A Illa de Arousa () is the only island municipality in Galicia, Spain in the province of Pontevedra. It is located in the heart of the Ria de Arousa. According to 2021 INE the island's population was 4,951 inhabitants. The population is divided into several neighborhoods, and places of interest are the lighthouse's environment, the island of Areoso (close to the Illa de Arousa) and Carreirón Natural Park, which is listed as a special protection zone for heron birds populations among other birds that inhabit the island. The Holy viewpoint is the highest point on the island. 
"San Xulián da Illa de Arousa" is the only parish in this island. Some of its beaches are the following ones: A Area da Secada, A Lavanqueira, O Vao, Camaxe, Carreirón, Espiñeiro and O Cabodeiro.

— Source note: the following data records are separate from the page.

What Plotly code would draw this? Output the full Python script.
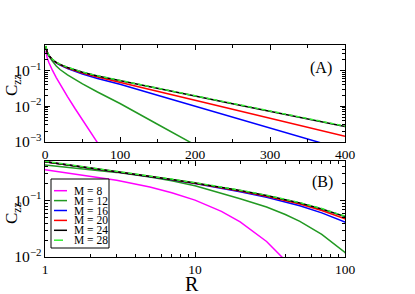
import plotly.graph_objects as go

# ---------------- data ----------------
R = [1, 2, 3, 5, 7, 10, 15, 20, 30, 40, 50, 70, 100, 150, 200, 250, 300, 350, 400]

C_M8 = [0.352, 0.2726, 0.2281, 0.173, 0.1376, 0.1015, 0.0643, 0.0420, 0.01882,
        0.00869, 0.00409, 0.000929, 0.000105]
C_M12 = [0.426, 0.3565, 0.3151, 0.2611, 0.2237, 0.1827, 0.1351, 0.1077, 0.0766,
         0.0566, 0.0427, 0.0252, 0.012, 0.00315, 0.00083, 0.000218]
C_M16 = [0.4869, 0.3778, 0.3244, 0.2663, 0.2323, 0.1996, 0.1657, 0.1435, 0.1143,
         0.0949, 0.0806, 0.0605, 0.0414, 0.02046, 0.0101, 0.00499, 0.002465,
         0.001217, 0.000601]
C_M20 = [0.487, 0.3788, 0.3257, 0.2681, 0.2345, 0.2024, 0.1692, 0.1475, 0.1191,
         0.1002, 0.0863, 0.0666, 0.0475, 0.02655, 0.01484, 0.0083, 0.00464,
         0.00259, 0.00145]
C_M24 = [0.488, 0.3795, 0.3266, 0.2693, 0.236, 0.2042, 0.1715, 0.1502, 0.1224,
         0.1039, 0.0903, 0.0709, 0.052, 0.0318, 0.0194, 0.01186, 0.00724,
         0.00442, 0.0027]
C_M28 = [0.495, 0.385, 0.3315, 0.2733, 0.2395, 0.2073, 0.1741, 0.1525, 0.1242,
         0.1055, 0.0917, 0.0721, 0.0529, 0.0324, 0.0198, 0.01213, 0.00743,
         0.00455, 0.00279]

series_names = ["M = 8", "M = 12", "M = 16", "M = 20", "M = 24", "M = 28"]
series_vals = [C_M8, C_M12, C_M16, C_M20, C_M24, C_M28]
colors = ["#FF00FF", "#229922", "#0000FF", "#FF0000", "#000000", "#33EE33"]
dashes = ["solid", "solid", "solid", "solid", "solid", "4px,3px"]

panel_labels = ["(A)", "(B)"]

# ---------------- layout constants ----------------
W, H = 415, 294
ML, MR, MT, MB = 45, 70, 45, 37
PW, PH = W - ML - MR, H - MT - MB
FONT = "Liberation Serif"


def px_x(px):
    return (px - ML) / PW


def px_y(py):
    return (H - MB - py) / PH


fig = go.Figure()
for name, vals, col, dash in zip(series_names, series_vals, colors, dashes):
    for ax in ("", "2"):
        fig.add_trace(go.Scatter(
            x=R[:len(vals)], y=vals, mode="lines", name=name,
            line=dict(color=col, width=1.5, dash=dash),
            xaxis="x" + ax, yaxis="y" + ax, showlegend=False,
            hoverinfo="skip"))

axis_common = dict(
    showline=True, linecolor="black", linewidth=1, mirror="allticks",
    ticks="inside", ticklen=5, tickcolor="black", showgrid=False,
    zeroline=False, tickfont=dict(family=FONT, size=13.5, color="black"),
)

fig.update_layout(
    width=W, height=H,
    margin=dict(l=ML, r=MR, t=MT, b=MB, pad=0),
    paper_bgcolor="white", plot_bgcolor="white",
    showlegend=False,
    xaxis=dict(domain=[0, 1], anchor="y", range=[0, 400], dtick=100,
               minor=dict(ticks="inside", ticklen=3, dtick=50, showgrid=False),
               **axis_common),
    yaxis=dict(domain=[px_y(142), 1], anchor="x", type="log",
               range=[-3, -0.28], dtick=1, exponentformat="power",
               minor=dict(ticks="inside", ticklen=3, showgrid=False),
               **{**axis_common,
                  "tickfont": dict(family=FONT, size=12.5, color="black")}),
    xaxis2=dict(domain=[0, 1], anchor="y2", type="log", range=[0, 2],
                dtick=1,
                minor=dict(ticks="inside", ticklen=3, showgrid=False),
                **axis_common),
    yaxis2=dict(domain=[0, px_y(161)], anchor="x2", type="log",
                range=[-2, -0.3], dtick=1, exponentformat="power",
                minor=dict(ticks="inside", ticklen=3, showgrid=False),
                **{**axis_common,
                   "tickfont": dict(family=FONT, size=12.5, color="black")}),
)

ann = []
# panel labels
ann.append(dict(text=panel_labels[0], x=px_x(321), y=px_y(68), xref="paper",
                yref="paper", showarrow=False, xanchor="center", yanchor="middle",
                font=dict(family=FONT, size=16, color="black")))
ann.append(dict(text=panel_labels[1], x=px_x(322), y=px_y(182), xref="paper",
                yref="paper", showarrow=False, xanchor="center", yanchor="middle",
                font=dict(family=FONT, size=16, color="black")))
# axis titles
for yc in (85, 213):
    ann.append(dict(text="C<sub>zz</sub>", x=px_x(13), y=px_y(yc), xref="paper",
                    yref="paper", showarrow=False, textangle=-90,
                    xanchor="center", yanchor="middle",
                    font=dict(family=FONT, size=17, color="black")))
ann.append(dict(text="R", x=px_x(192), y=px_y(284), xref="paper", yref="paper",
                showarrow=False, xanchor="center", yanchor="middle",
                font=dict(family=FONT, size=20, color="black")))

# custom legend (compact, like the original)
shapes = [dict(type="rect", xref="paper", yref="paper",
               x0=px_x(51), x1=px_x(109), y0=px_y(248), y1=px_y(179),
               line=dict(color="black", width=1), fillcolor="white", layer="above")]
row0, step = 190.7, 9.9
for i, (name, col, dash) in enumerate(zip(series_names, colors, dashes)):
    yy = px_y(row0 + i * step)
    shapes.append(dict(type="line", xref="paper", yref="paper",
                       x0=px_x(54), x1=px_x(67), y0=yy, y1=yy,
                       line=dict(color=col, width=1.5,
                                 dash="dash" if dash != "solid" else "solid"),
                       layer="above"))
    ann.append(dict(text=name, x=px_x(72), y=yy, xref="paper", yref="paper",
                    showarrow=False, xanchor="left", yanchor="middle",
                    font=dict(family=FONT, size=11.5, color="black")))

fig.update_layout(annotations=ann, shapes=shapes)
fig.write_html("out.html", config={"displayModeBar": False},
               post_script="document.body.style.margin='0px';"
                           "document.body.style.padding='0px';")
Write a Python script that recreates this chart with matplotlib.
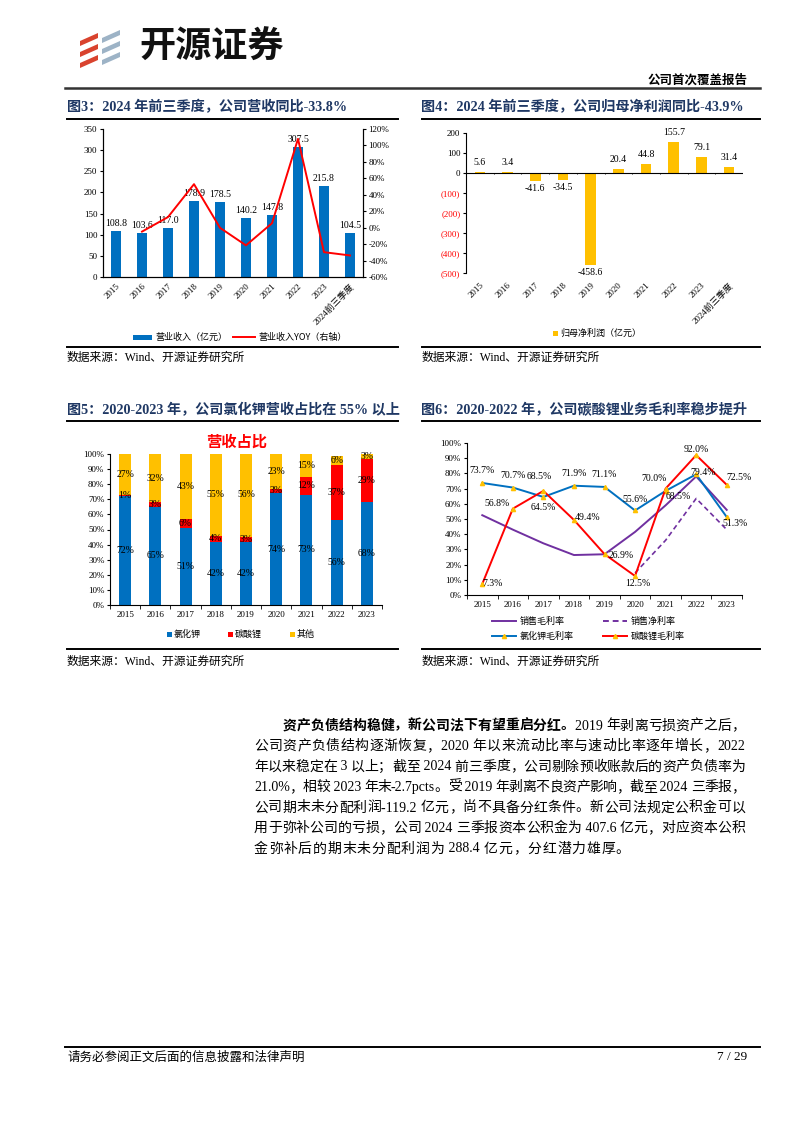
import matplotlib
matplotlib.use('Agg')
import matplotlib.pyplot as plt
import numpy as np
from matplotlib.lines import Line2D
from matplotlib.patches import Rectangle, Polygon

# ---------------- data ----------------
years = ['2015', '2016', '2017', '2018', '2019', '2020', '2021', '2022', '2023']
rev_cats = years + ['2024前三季度']
revenue = [108.8, 103.6, 117.0, 178.9, 178.5, 140.2, 147.8, 307.5, 215.8, 104.5]
revenue_yoy = [np.nan, -4.8, 12.9, 52.9, -0.2, -21.5, 5.4, 108.0, -29.8, -33.8]

net_profit = [5.6, 3.4, -41.6, -34.5, -458.6, 20.4, 44.8, 155.7, 79.1, 31.4]

share_kcl = [72, 65, 51, 42, 42, 74, 73, 56, 68]
share_li = [1, 3, 6, 4, 3, 3, 12, 37, 29]
share_other = [27, 32, 43, 55, 56, 23, 15, 6, 3]

gross_margin = [52.5, 43.0, 34.0, 26.3, 26.8, 41.5, 59.0, 78.0, 56.0]
net_margin = [np.nan, np.nan, np.nan, np.nan, np.nan, 14.5, 36.0, 63.5, 43.0]
kcl_margin = [73.7, 70.7, 64.5, 71.9, 71.1, 55.6, 68.5, 79.4, 51.3]
li_margin = [7.3, 56.8, 68.5, 49.4, 26.9, 12.5, 70.0, 92.0, 72.5]

# ---------------- setup ----------------
W, H = 794, 1123
FAM = ['Liberation Serif', 'Noto Sans CJK SC']
CJK = ['Noto Sans CJK SC', 'Liberation Serif']
plt.rcParams['font.family'] = FAM
plt.rcParams['axes.unicode_minus'] = False
plt.rcParams['axes.linewidth'] = 0.8

fig = plt.figure(figsize=(W / 100, H / 100), dpi=100)
fig.patch.set_facecolor('white')

BLUE = '#0070C0'
RED = '#FF0000'
YEL = '#FFC000'
PUR = '#7030A0'
NAVY = '#1F3864'


def add_ax(l, t, r, b):
    return fig.add_axes([l / W, 1 - b / H, (r - l) / W, (b - t) / H])


def ftext(x, y, s, **kw):
    return fig.text(x / W, 1 - y / H, s, **kw)


def hline(x0, x1, y, lw=1.2, color='black'):
    fig.add_artist(Line2D([x0 / W, x1 / W], [1 - y / H, 1 - y / H], color=color, lw=lw))


# ---------------- header ----------------
# logo icon: red and grey-blue slanted strokes
for i, yy in enumerate([33, 44, 55]):
    fig.add_artist(Polygon([[(80) / W, 1 - (yy + 8) / H], [(98) / W, 1 - (yy) / H],
                            [(98) / W, 1 - (yy + 5) / H], [(80) / W, 1 - (yy + 13) / H]],
                           closed=True, color='#D9432E', lw=0))
for i, yy in enumerate([30, 41, 52]):
    fig.add_artist(Polygon([[(102) / W, 1 - (yy + 8) / H], [(120) / W, 1 - (yy) / H],
                            [(120) / W, 1 - (yy + 5) / H], [(102) / W, 1 - (yy + 13) / H]],
                           closed=True, color='#9DB3C6', lw=0))
ftext(139, 47, '开源证券', fontsize=26, fontweight='bold', family=CJK, va='center', ha='left', color='#111111')
ftext(748, 80, '公司首次覆盖报告', fontsize=9, fontweight='bold', family=CJK, va='center', ha='right')
hline(65, 760, 88, lw=1.8, color='#333333')


def title(x, y, s):
    ftext(x, y, s, fontsize=10.2, fontweight='bold', color=NAVY, va='center', ha='left')


title(67, 107, '图3：2024 年前三季度，公司营收同比-33.8%')
title(421, 107, '图4：2024 年前三季度，公司归母净利润同比-43.9%')
title(67, 410, '图5：2020-2023 年，公司氯化钾营收占比在 55% 以上')
title(421, 410, '图6：2020-2022 年，公司碳酸锂业务毛利率稳步提升')
for (a, b) in [(67, 398), (422, 760)]:
    hline(a, b, 119, lw=1.4)
    hline(a, b, 347, lw=1.4)
    hline(a, b, 421, lw=1.4)
    hline(a, b, 649, lw=1.4)
for x0 in [67, 422]:
    ftext(x0, 358, '数据来源：Wind、开源证券研究所', fontsize=8.5, va='center', ha='left')
    ftext(x0, 662, '数据来源：Wind、开源证券研究所', fontsize=8.5, va='center', ha='left')

TICK = 6.5
LAB = 7

# ---------------- chart 3 ----------------
ax3 = add_ax(103, 129, 363, 277)
x = np.arange(len(rev_cats))
ax3.bar(x, revenue, width=0.42, color=BLUE, zorder=2)
ax3.set_xlim(-0.5, len(rev_cats) - 0.5)
ax3.set_ylim(0, 350)
ax3.set_yticks(range(0, 351, 50))
ax3.tick_params(axis='y', labelsize=TICK, length=2, pad=2)
ax3.set_xticks(x)
ax3.set_xticklabels(rev_cats, rotation=45, ha='right', rotation_mode='anchor', fontsize=TICK)
ax3.tick_params(axis='x', length=0, pad=4)
ax3.spines['top'].set_visible(False)
for xi, v in zip(x, revenue):
    ax3.annotate(f'{v:.1f}', (xi, v), xytext=(0, 3), textcoords='offset pixels',
                 ha='center', va='bottom', fontsize=LAB, zorder=5)
ax3r = ax3.twinx()
ax3r.plot(x, revenue_yoy, color=RED, lw=1.4)
ax3r.set_ylim(-60, 120)
ax3r.set_yticks(range(-60, 121, 20))
ax3r.set_yticklabels([f'{t}%' for t in range(-60, 121, 20)])
ax3r.tick_params(axis='y', labelsize=TICK, length=2, pad=2)
ax3r.spines['top'].set_visible(False)
# legend
fig.add_artist(Rectangle((133 / W, 1 - 339.5 / H), 19 / W, 5 / H, color=BLUE, lw=0))
ftext(155, 337, '营业收入（亿元）', fontsize=6.5, va='center', ha='left', family=CJK)
hline(233, 255, 337, lw=1.4, color=RED)
ftext(258, 337, '营业收入YOY（右轴）', fontsize=6.5, va='center', ha='left', family=CJK)

# ---------------- chart 4 ----------------
ax4 = add_ax(466, 133, 743, 273)
x4 = np.arange(len(rev_cats))
ax4.bar(x4, net_profit, width=0.38, color=YEL, zorder=2)
ax4.set_xlim(-0.5, len(rev_cats) - 0.5)
ax4.set_ylim(-500, 200)
yt = list(range(-500, 201, 100))
ax4.set_yticks(yt)
ax4.set_yticklabels([f'({-t})' if t < 0 else f'{t}' for t in yt])
for lab, t in zip(ax4.get_yticklabels(), yt):
    if t < 0:
        lab.set_color(RED)
ax4.tick_params(axis='y', labelsize=TICK, length=2, pad=2)
ax4.axhline(0, color='black', lw=0.8, zorder=3)
ax4.vlines(np.arange(-0.5, len(rev_cats)), -6, 0, color='black', lw=0.6)
ax4.set_xticks(x4)
ax4.set_xticklabels(rev_cats, rotation=45, ha='right', rotation_mode='anchor', fontsize=TICK)
ax4.tick_params(axis='x', length=0, pad=6)
for s in ['top', 'right', 'bottom']:
    ax4.spines[s].set_visible(False)
for xi, v in zip(x4, net_profit):
    if v >= 0:
        ax4.annotate(f'{v:.1f}', (xi, v), xytext=(0, 5), textcoords='offset pixels',
                     ha='center', va='bottom', fontsize=LAB)
    else:
        ax4.annotate(f'{v:.1f}', (xi, v), xytext=(0, -3), textcoords='offset pixels',
                     ha='center', va='top', fontsize=LAB)
fig.add_artist(Rectangle((553 / W, 1 - 336 / H), 5 / W, 5 / H, color=YEL, lw=0))
ftext(560, 333, '归母净利润（亿元）', fontsize=6.5, va='center', ha='left', family=CJK)

# ---------------- chart 5 ----------------
ax5 = add_ax(110, 454, 382, 605)
x5 = np.arange(len(years))
b1 = np.array(share_kcl, dtype=float)
b2 = np.array(share_li, dtype=float)
b3 = np.array(share_other, dtype=float)
ax5.bar(x5, b1, width=0.4, color=BLUE, zorder=2)
ax5.bar(x5, b2, bottom=b1, width=0.4, color=RED, zorder=2)
ax5.bar(x5, b3, bottom=b1 + b2, width=0.4, color=YEL, zorder=2)
for xi in x5:
    ax5.text(xi, b1[xi] / 2, f'{share_kcl[xi]}%', ha='center', va='center', fontsize=LAB, zorder=5)
    ax5.text(xi, b1[xi] + b2[xi] / 2, f'{share_li[xi]}%', ha='center', va='center', fontsize=LAB, zorder=5)
    ax5.text(xi, b1[xi] + b2[xi] + b3[xi] / 2, f'{share_other[xi]}%', ha='center', va='center',
             fontsize=LAB, zorder=5)
ax5.set_xlim(-0.5, len(years) - 0.5)
ax5.set_ylim(0, 100)
ax5.set_yticks(range(0, 101, 10))
ax5.set_yticklabels([f'{t}%' for t in range(0, 101, 10)])
ax5.tick_params(axis='y', labelsize=TICK, length=2, pad=2)
ax5.set_xticks(x5)
ax5.set_xticklabels(years, fontsize=TICK)
ax5.set_xticks(np.arange(-0.5, len(years)), minor=True)
ax5.tick_params(axis='x', which='major', length=0, pad=4)
ax5.tick_params(axis='x', which='minor', length=3)
for s in ['top', 'right']:
    ax5.spines[s].set_visible(False)
ftext(237, 442, '营收占比', fontsize=11, fontweight='bold', color=RED, family=CJK, ha='center', va='center')
for (xx, c, s) in [(167, BLUE, '氯化钾'), (228, RED, '碳酸锂'), (290, YEL, '其他')]:
    fig.add_artist(Rectangle((xx / W, 1 - 636.5 / H), 5 / W, 5 / H, color=c, lw=0))
    ftext(xx + 7, 634, s, fontsize=6.5, va='center', ha='left', family=CJK)

# ---------------- chart 6 ----------------
ax6 = add_ax(467, 443, 742, 595)
x6 = np.arange(len(years))
ax6.plot(x6, gross_margin, color=PUR, lw=1.4, zorder=3)
ax6.plot(x6, net_margin, color=PUR, lw=1.2, ls=(0, (3, 2)), zorder=3)
ax6.plot(x6, kcl_margin, color=BLUE, lw=1.4, marker='^', ms=3, mfc=YEL, mec=YEL, zorder=4)
ax6.plot(x6, li_margin, color=RED, lw=1.4, marker='^', ms=3, mfc=YEL, mec=YEL, zorder=5)
ax6.set_xlim(-0.5, len(years) - 0.5)
ax6.set_ylim(0, 100)
ax6.set_yticks(range(0, 101, 10))
ax6.set_yticklabels([f'{t}%' for t in range(0, 101, 10)])
ax6.tick_params(axis='y', labelsize=TICK, length=2, pad=2)
ax6.set_xticks(x6)
ax6.set_xticklabels(years, fontsize=TICK)
ax6.set_xticks(np.arange(-0.5, len(years)), minor=True)
ax6.tick_params(axis='x', which='major', length=0, pad=4)
ax6.tick_params(axis='x', which='minor', length=3)
for s in ['top', 'right']:
    ax6.spines[s].set_visible(False)

kcl_off = [(0, 12), (0, 12), (0, -11), (0, 12), (0, 12), (0, 11), (13, -6), (7, 2), (8, -6)]
li_off = [(10, 0), (-16, 5), (-4, 14), (14, 2), (17, -1), (3, -7), (-12, 10), (0, 6), (12, 7)]
for xi, v, o in zip(x6, kcl_margin, kcl_off):
    ax6.annotate(f'{v:.1f}%', (xi, v), xytext=o, textcoords='offset pixels',
                 ha='center', va='center', fontsize=LAB, zorder=6)
for xi, v, o in zip(x6, li_margin, li_off):
    ax6.annotate(f'{v:.1f}%', (xi, v), xytext=o, textcoords='offset pixels',
                 ha='center', va='center', fontsize=LAB, zorder=6)

# legend
def leg_line(x0, x1, y, color, ls='-', marker=False):
    fig.add_artist(Line2D([x0 / W, x1 / W], [1 - y / H, 1 - y / H], color=color, lw=1.4, ls=ls))
    if marker:
        fig.add_artist(Line2D([(x0 + x1) / 2 / W], [1 - y / H], marker='^', ms=3, mfc=YEL, mec=YEL, lw=0))


leg_line(492, 516, 621, PUR)
ftext(520, 621, '销售毛利率', fontsize=6.5, va='center', ha='left', family=CJK)
leg_line(603, 627, 621, PUR, ls=(0, (3, 2)))
ftext(631, 621, '销售净利率', fontsize=6.5, va='center', ha='left', family=CJK)
leg_line(492, 516, 636, BLUE, marker=True)
ftext(520, 636, '氯化钾毛利率', fontsize=6.5, va='center', ha='left', family=CJK)
leg_line(603, 627, 636, RED, marker=True)
ftext(631, 636, '碳酸锂毛利率', fontsize=6.5, va='center', ha='left', family=CJK)

# ---------------- body text ----------------
body_lines = [
    [('资产负债结构稳健，新公司法下有望重启分红。', 'bold'), ('2019 年剥离亏损资产之后，', 'normal')],
    [('公司资产负债结构逐渐恢复，2020 年以来流动比率与速动比率逐年增长，2022', 'normal')],
    [('年以来稳定在 3 以上；截至 2024 前三季度，公司剔除预收账款后的资产负债率为', 'normal')],
    [('21.0%，相较 2023 年末-2.7pcts。受 2019 年剥离不良资产影响，截至 2024 三季报，', 'normal')],
    [('公司期末未分配利润-119.2 亿元，尚不具备分红条件。新公司法规定公积金可以', 'normal')],
    [('用于弥补公司的亏损，公司 2024 三季报资本公积金为 407.6 亿元，对应资本公积', 'normal')],
    [('金弥补后的期末未分配利润为 288.4 亿元，分红潜力雄厚。', 'normal')],
]
line_y = [726, 746.5, 767, 787.5, 808, 828.5, 849]


def tokens(segs):
    out = []
    for s, w in segs:
        buf = ''
        for ch in s:
            if ord(ch) < 128:
                buf += ch
            else:
                if buf:
                    out.append((buf, w))
                    buf = ''
                out.append((ch, w))
        if buf:
            out.append((buf, w))
    return out


renderer = fig.canvas.get_renderer()
for i, (segs, yb) in enumerate(zip(body_lines, line_y)):
    x0 = 283 if i == 0 else 254
    x1 = 745
    toks = tokens(segs)
    objs = []
    widths = []
    for s, w in toks:
        t = ftext(0, yb, s, fontsize=10, fontweight=w, va='center', ha='left')
        objs.append(t)
        widths.append(t.get_window_extent(renderer).width)
    total = sum(widths)
    if i < len(body_lines) - 1 and len(toks) > 1:
        gap = (x1 - x0 - total) / (len(toks) - 1)
    else:
        gap = 0.8
    cx = x0
    for t, wdt in zip(objs, widths):
        t.set_position((cx / W, 1 - yb / H))
        cx += wdt + gap

# ---------------- footer ----------------
hline(65, 760, 1047, lw=1.4)
ftext(67, 1057, '请务必参阅正文后面的信息披露和法律声明', fontsize=9, va='center', ha='left', family=CJK)
ftext(747, 1057, '7 / 29', fontsize=9.5, va='center', ha='right')

fig.savefig('out.png', dpi=100)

A Illa de Arousa has five ports. Xufre is the most important and the other important docks include O Campo, Chazo and Cabodeiro.

Etymology 
According to E. Bascuas, "Arousa", registered as insulam Arauza in 899, would belong to the old European hydronymy, and is derived from the Indoeuropean  root *er- 'flow, move'.

See also 

 List of islands of Spain
 IGAFA

References

External links
Concello da Illa de Arousa Townhall of Arousa Island
Arousa
A Illa de Arousa - Paraíso Natural en Galicia

Municipalities in the Province of Pontevedra
Islands of Galicia (Spain)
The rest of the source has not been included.